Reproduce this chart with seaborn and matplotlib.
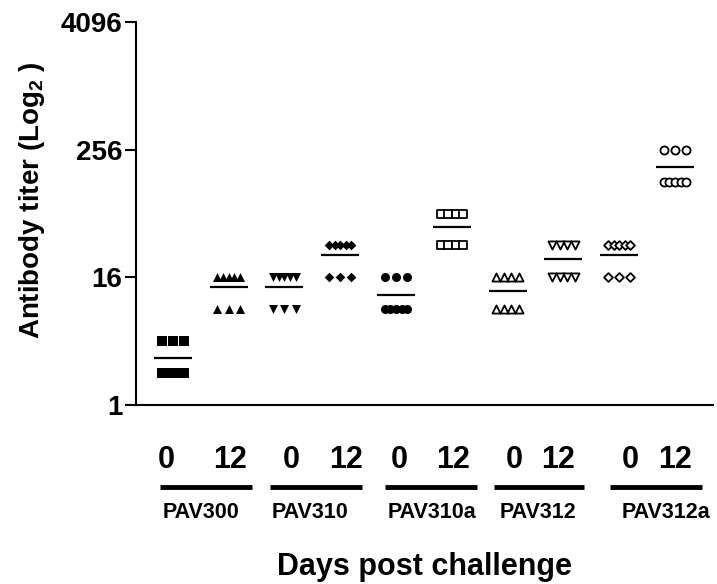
import numpy as np
import pandas as pd
import matplotlib
matplotlib.use('Agg')
import matplotlib.pyplot as plt
import matplotlib.transforms as mtransforms
import seaborn as sns

# antibody titers per animal (8 animals per column)
strains = ['PAV300', 'PAV310', 'PAV310a', 'PAV312', 'PAV312a']
days = ['0', '12']
titers = [
    [4, 4, 4, 2, 2, 2, 2, 2],            # PAV300 day 0
    [16, 16, 16, 16, 16, 8, 8, 8],       # PAV300 day 12
    [16, 16, 16, 16, 16, 8, 8, 8],       # PAV310 day 0
    [32, 32, 32, 32, 32, 16, 16, 16],    # PAV310 day 12
    [16, 16, 16, 8, 8, 8, 8, 8],         # PAV310a day 0
    [64, 64, 64, 64, 32, 32, 32, 32],    # PAV310a day 12
    [16, 16, 16, 16, 8, 8, 8, 8],        # PAV312 day 0
    [32, 32, 32, 32, 16, 16, 16, 16],    # PAV312 day 12
    [32, 32, 32, 32, 32, 16, 16, 16],    # PAV312a day 0
    [256, 256, 256, 128, 128, 128, 128, 128],  # PAV312a day 12
]
markers = ['s', '^', 'v', 'D', 'o', 's', '^', 'v', 'D', 'o']
filled = [True, True, True, True, True, False, False, False, False, False]

# layout helpers
tick_pos = [-0.11, 1.02, 2.13, 3.10, 4.05, 5.02, 6.11, 6.90, 8.19, 9.00]
underline = [(-0.23, 1.42), (1.74, 3.39), (3.80, 5.45), (5.75, 7.37), (7.83, 9.48)]
strain_x = [0.50, 2.45, 4.64, 6.54, 8.83]

# build long table, points with equal value spread side by side
rows = []
for i, vals in enumerate(titers):
    vals = np.array(vals)
    for v in np.unique(vals):
        k = (vals == v).sum()
        offs = np.linspace(-0.2, 0.2, k) if k > 1 else [0.0]
        for o in offs:
            rows.append({'col': i, 'x': i + o, 'titer': v})
df = pd.DataFrame(rows)

sns.set_style('ticks')
plt.rcParams['font.family'] = ['Liberation Sans', 'DejaVu Sans']
plt.rcParams['font.weight'] = 'bold'
plt.rcParams['mathtext.default'] = 'regular'
plt.rcParams['text.color'] = 'black'
plt.rcParams['axes.labelcolor'] = 'black'

fig = plt.figure(figsize=(7.17, 5.84), dpi=100)
ax = fig.add_axes([0.1897, 0.3065, 0.8047, 0.6558])

for i in range(len(titers)):
    sub = df[df['col'] == i]
    if markers[i] == 'D':
        size = 24 if filled[i] else 20
    else:
        size = 42 if filled[i] else 34
    sns.scatterplot(data=sub, x='x', y='titer', marker=markers[i], s=size,
                    color='black' if filled[i] else 'white', edgecolor='black',
                    linewidth=0 if filled[i] else 1.3, ax=ax, legend=False,
                    zorder=3, clip_on=False)
    # mean line (arithmetic mean of titers)
    ax.hlines(np.mean(titers[i]), i - 0.34, i + 0.34, color='black', lw=1.6, zorder=2)

ax.set_yscale('log', base=2)
ax.set_ylim(1, 4096)
ax.set_yticks([1, 16, 256, 4096])
ax.set_yticklabels(['1', '16', '256', '4096'])
ax.minorticks_off()
ax.set_xlim(-0.66, 9.68)
ax.set_xticks(tick_pos)
ax.set_xticklabels(days * len(strains))

for s in ['top', 'right']:
    ax.spines[s].set_visible(False)
for s in ['left', 'bottom']:
    ax.spines[s].set_linewidth(1.5)
    ax.spines[s].set_color('black')

ax.tick_params(axis='y', length=8, width=1.5, pad=2, labelsize=20,
               colors='black', labelcolor='black')
ax.tick_params(axis='x', length=0, pad=29, labelsize=22, labelcolor='black')
for lab in ax.get_xticklabels() + ax.get_yticklabels():
    lab.set_fontweight('bold')

trans = mtransforms.blended_transform_factory(ax.transData, ax.transAxes)
for (x0, x1), sx, name in zip(underline, strain_x, strains):
    ax.plot([x0, x1], [-0.214, -0.214], color='black', lw=3.5, transform=trans,
            clip_on=False, solid_capstyle='butt')
    ax.text(sx, -0.281, name, transform=trans, ha='center', va='center',
            fontsize=15.5, fontweight='bold', color='black')

ax.set_xlabel('Days post challenge', fontsize=22, fontweight='bold', color='black')
ax.xaxis.set_label_coords(0.5, -0.385)
ax.xaxis.label.set_va('top')
ax.set_ylabel('Antibody titer (Log$_2$ )', fontsize=20, fontweight='bold', color='black')
ax.yaxis.set_label_coords(-0.155, 0.535)

fig.savefig('out.png', dpi=100)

+--

Written task: Quote, exactly and only, the lines from the first line of the data above through the line containing "strain_x = [0.50, 2.45, 4.64, 6.54, 8.83]". The pictures do not belong in it.

Exercise response:
Reproduce this chart with seaborn and matplotlib.
import numpy as np
import pandas as pd
import matplotlib
matplotlib.use('Agg')
import matplotlib.pyplot as plt
import matplotlib.transforms as mtransforms
import seaborn as sns

# antibody titers per animal (8 animals per column)
strains = ['PAV300', 'PAV310', 'PAV310a', 'PAV312', 'PAV312a']
days = ['0', '12']
titers = [
    [4, 4, 4, 2, 2, 2, 2, 2],            # PAV300 day 0
    [16, 16, 16, 16, 16, 8, 8, 8],       # PAV300 day 12
    [16, 16, 16, 16, 16, 8, 8, 8],       # PAV310 day 0
    [32, 32, 32, 32, 32, 16, 16, 16],    # PAV310 day 12
    [16, 16, 16, 8, 8, 8, 8, 8],         # PAV310a day 0
    [64, 64, 64, 64, 32, 32, 32, 32],    # PAV310a day 12
    [16, 16, 16, 16, 8, 8, 8, 8],        # PAV312 day 0
    [32, 32, 32, 32, 16, 16, 16, 16],    # PAV312 day 12
    [32, 32, 32, 32, 32, 16, 16, 16],    # PAV312a day 0
    [256, 256, 256, 128, 128, 128, 128, 128],  # PAV312a day 12
]
markers = ['s', '^', 'v', 'D', 'o', 's', '^', 'v', 'D', 'o']
filled = [True, True, True, True, True, False, False, False, False, False]

# layout helpers
tick_pos = [-0.11, 1.02, 2.13, 3.10, 4.05, 5.02, 6.11, 6.90, 8.19, 9.00]
underline = [(-0.23, 1.42), (1.74, 3.39), (3.80, 5.45), (5.75, 7.37), (7.83, 9.48)]
strain_x = [0.50, 2.45, 4.64, 6.54, 8.83]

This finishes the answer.